## The exercise
Extract only the first line of the listing and every line after it up to and including the one with "var y = d3.scaleLinear().domain([0, 3]).range([415, 47.5]);". Omit the pictures.

+===+

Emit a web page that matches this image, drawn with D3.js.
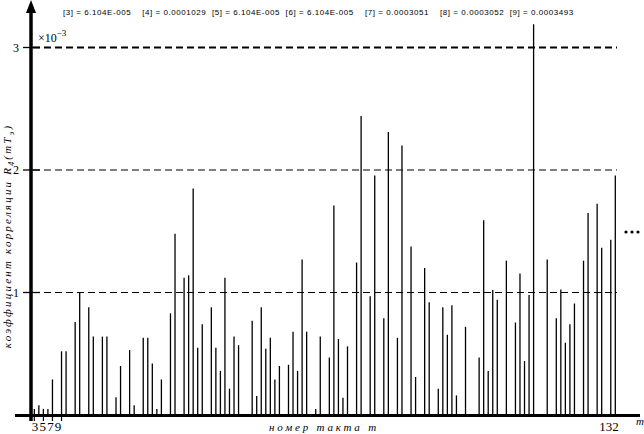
<!DOCTYPE html>
<html>
  <head>
    <meta charset="utf-8">
    <title>Correlation coefficient</title>
    <script src="https://d3js.org/d3.v7.min.js"></script>
    <style>
      body { margin: 0; background: #fff; }
      text { font-family: "Liberation Serif", "DejaVu Serif", serif; }
      text.note { font-family: "Liberation Sans", "DejaVu Sans", sans-serif; }
    </style>
  </head>
  <body>
<svg width="644" height="434"></svg>
<script>
// bar values (x 10^-3) per step m; steps without a bar are left out
var steps = [3,4,5,6,7,9,10,12,13,15,16,18,19,21,22,24,25,27,28,29,30,31,33,34,36,37,38,39,40,
  42,43,44,45,46,47,48,51,52,53,54,55,56,57,59,60,61,62,63,65,66,68,69,70,71,72,74,75,77,78,
  80,81,83,84,86,87,89,90,92,93,94,95,96,98,101,102,103,104,105,107,109,110,111,112,113,
  116,118,119,120,121,122,124,125,127,128,130,131];
var values = [0.05,0.08,0.05,0.05,0.29,0.52,0.52,0.76,1.0,0.88,0.64,0.64,0.64,0.145,0.40,0.53,0.08,0.63,0.63,0.42,0.05,0.29,0.83,1.48,1.12,1.14,1.85,0.55,0.74,
  0.88,0.55,0.36,1.12,0.215,0.64,0.57,0.77,0.155,0.88,0.54,0.63,0.29,0.40,0.41,0.68,0.36,1.27,0.68,0.05,0.64,0.47,1.71,0.62,0.14,0.56,1.245,2.44,0.97,1.955,
  0.79,2.31,0.63,2.2,1.375,0.31,1.2,0.92,0.215,0.88,0.655,0.895,0.16,0.72,0.47,1.59,0.36,1.02,0.94,1.26,0.755,1.155,0.44,0.98,3.19,
  1.27,0.79,1.025,0.59,0.74,0.91,1.26,1.65,1.725,1.365,1.43,1.955];
var yTicks = [1, 2, 3];
var xTickVals = [3, 5, 7, 9];
var noteText = "[3] = 6.104E-005    [4] = 0.0001029  [5] = 6.104E-005  [6] = 6.104E-005    [7] = 0.0003051    [8] = 0.0003052  [9] = 0.0003493";

var svg = d3.select("svg");

var x = d3.scaleLinear().domain([3, 131]).range([34.3, 615.3]);
var y = d3.scaleLinear().domain([0, 3]).range([415, 47.5]);

// dashed grid lines
svg.append("g").selectAll("line")
  .data(yTicks)
  .enter().append("line")
    .attr("x1", 33).attr("x2", 617)
    .attr("y1", function(d) { return y(d); })
    .attr("y2", function(d) { return y(d); })
    .attr("stroke", "#000")
    .attr("stroke-width", function(d) { return d == 3 ? 2 : 1.2; })
    .attr("stroke-dasharray", "7,4");

// bars
svg.append("g").selectAll("line")
  .data(steps)
  .enter().append("line")
    .attr("x1", function(d) { return x(d); })
    .attr("x2", function(d) { return x(d); })
    .attr("y1", y(0))
    .attr("y2", function(d, i) { return y(values[i]); })
    .attr("stroke", "#000")
    .attr("stroke-width", 1.3);

// axes
svg.append("line")
  .attr("x1", 15).attr("x2", 640).attr("y1", 415.5).attr("y2", 415.5)
  .attr("stroke", "#000").attr("stroke-width", 3);
svg.append("line")
  .attr("x1", 31).attr("x2", 31).attr("y1", 8).attr("y2", 421)
  .attr("stroke", "#000").attr("stroke-width", 3.5);
svg.append("path")
  .attr("d", "M31,0 L26,13 L36,13 Z")
  .attr("fill", "#000");

// y ticks
var yt = svg.append("g");
yt.selectAll("line")
  .data(yTicks)
  .enter().append("line")
    .attr("x1", 23).attr("x2", 40)
    .attr("y1", function(d) { return y(d); })
    .attr("y2", function(d) { return y(d); })
    .attr("stroke", "#000").attr("stroke-width", 1.3);
yt.selectAll("text")
  .data(yTicks)
  .enter().append("text")
    .attr("x", 16).attr("y", function(d) { return y(d) + 4; })
    .attr("text-anchor", "middle")
    .attr("font-size", 12)
    .text(function(d) { return d; });

// x ticks
var xt = svg.append("g");
xt.selectAll("line")
  .data(xTickVals)
  .enter().append("line")
    .attr("x1", function(d) { return x(d); })
    .attr("x2", function(d) { return x(d); })
    .attr("y1", 415).attr("y2", 421)
    .attr("stroke", "#000").attr("stroke-width", 1.2);
xt.selectAll("text")
  .data(xTickVals)
  .enter().append("text")
    .attr("x", function(d, i) { return 35 + i * 7.7; })
    .attr("y", 431)
    .attr("text-anchor", "middle")
    .attr("font-size", 13)
    .text(function(d) { return d; });
svg.append("text")
  .attr("x", 609).attr("y", 431)
  .attr("text-anchor", "middle")
  .attr("font-size", 13)
  .text("132");
svg.append("text")
  .attr("x", 636).attr("y", 425)
  .attr("font-size", 11).attr("font-style", "italic")
  .text("m");

// axis titles
svg.append("text")
  .attr("x", 324).attr("y", 431)
  .attr("text-anchor", "middle")
  .attr("font-size", 11).attr("font-style", "italic")
  .attr("letter-spacing", 2.8)
  .text("номер такта m");

var yl = svg.append("text")
  .attr("transform", "translate(11,236) rotate(-90)")
  .attr("text-anchor", "middle")
  .attr("font-size", 11).attr("font-style", "italic")
  .attr("letter-spacing", 2.2);
yl.append("tspan").text("коэффициент корреляции R");
yl.append("tspan").attr("font-size", 8).attr("dy", 3).text("4");
yl.append("tspan").attr("dy", -3).text("(mT");
yl.append("tspan").attr("font-size", 8).attr("dy", 3).text("э");
yl.append("tspan").attr("dy", -3).text(")");

// scale factor
var sf = svg.append("text").attr("x", 38).attr("y", 42).attr("font-size", 12);
sf.append("tspan").text("×10");
sf.append("tspan").attr("font-size", 9).attr("dy", -6).text("−3");

// note on top
svg.append("text")
  .attr("class", "note")
  .attr("x", 63).attr("y", 15)
  .attr("font-size", 8)
  .attr("letter-spacing", 0.55)
  .attr("xml:space", "preserve")
  .style("white-space", "pre")
  .text(noteText);

// continuation dots
svg.append("g").selectAll("circle")
  .data([626, 632, 638])
  .enter().append("circle")
    .attr("cx", function(d) { return d; })
    .attr("cy", 232)
    .attr("r", 1.6)
    .attr("fill", "#000");
</script>
  </body>
</html>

+===+

## The reply
Emit a web page that matches this image, drawn with D3.js.
<!DOCTYPE html>
<html>
  <head>
    <meta charset="utf-8">
    <title>Correlation coefficient</title>
    <script src="https://d3js.org/d3.v7.min.js"></script>
    <style>
      body { margin: 0; background: #fff; }
      text { font-family: "Liberation Serif", "DejaVu Serif", serif; }
      text.note { font-family: "Liberation Sans", "DejaVu Sans", sans-serif; }
    </style>
  </head>
  <body>
<svg width="644" height="434"></svg>
<script>
// bar values (x 10^-3) per step m; steps without a bar are left out
var steps = [3,4,5,6,7,9,10,12,13,15,16,18,19,21,22,24,25,27,28,29,30,31,33,34,36,37,38,39,40,
  42,43,44,45,46,47,48,51,52,53,54,55,56,57,59,60,61,62,63,65,66,68,69,70,71,72,74,75,77,78,
  80,81,83,84,86,87,89,90,92,93,94,95,96,98,101,102,103,104,105,107,109,110,111,112,113,
  116,118,119,120,121,122,124,125,127,128,130,131];
var values = [0.05,0.08,0.05,0.05,0.29,0.52,0.52,0.76,1.0,0.88,0.64,0.64,0.64,0.145,0.40,0.53,0.08,0.63,0.63,0.42,0.05,0.29,0.83,1.48,1.12,1.14,1.85,0.55,0.74,
  0.88,0.55,0.36,1.12,0.215,0.64,0.57,0.77,0.155,0.88,0.54,0.63,0.29,0.40,0.41,0.68,0.36,1.27,0.68,0.05,0.64,0.47,1.71,0.62,0.14,0.56,1.245,2.44,0.97,1.955,
  0.79,2.31,0.63,2.2,1.375,0.31,1.2,0.92,0.215,0.88,0.655,0.895,0.16,0.72,0.47,1.59,0.36,1.02,0.94,1.26,0.755,1.155,0.44,0.98,3.19,
  1.27,0.79,1.025,0.59,0.74,0.91,1.26,1.65,1.725,1.365,1.43,1.955];
var yTicks = [1, 2, 3];
var xTickVals = [3, 5, 7, 9];
var noteText = "[3] = 6.104E-005    [4] = 0.0001029  [5] = 6.104E-005  [6] = 6.104E-005    [7] = 0.0003051    [8] = 0.0003052  [9] = 0.0003493";

var svg = d3.select("svg");

var x = d3.scaleLinear().domain([3, 131]).range([34.3, 615.3]);
var y = d3.scaleLinear().domain([0, 3]).range([415, 47.5]);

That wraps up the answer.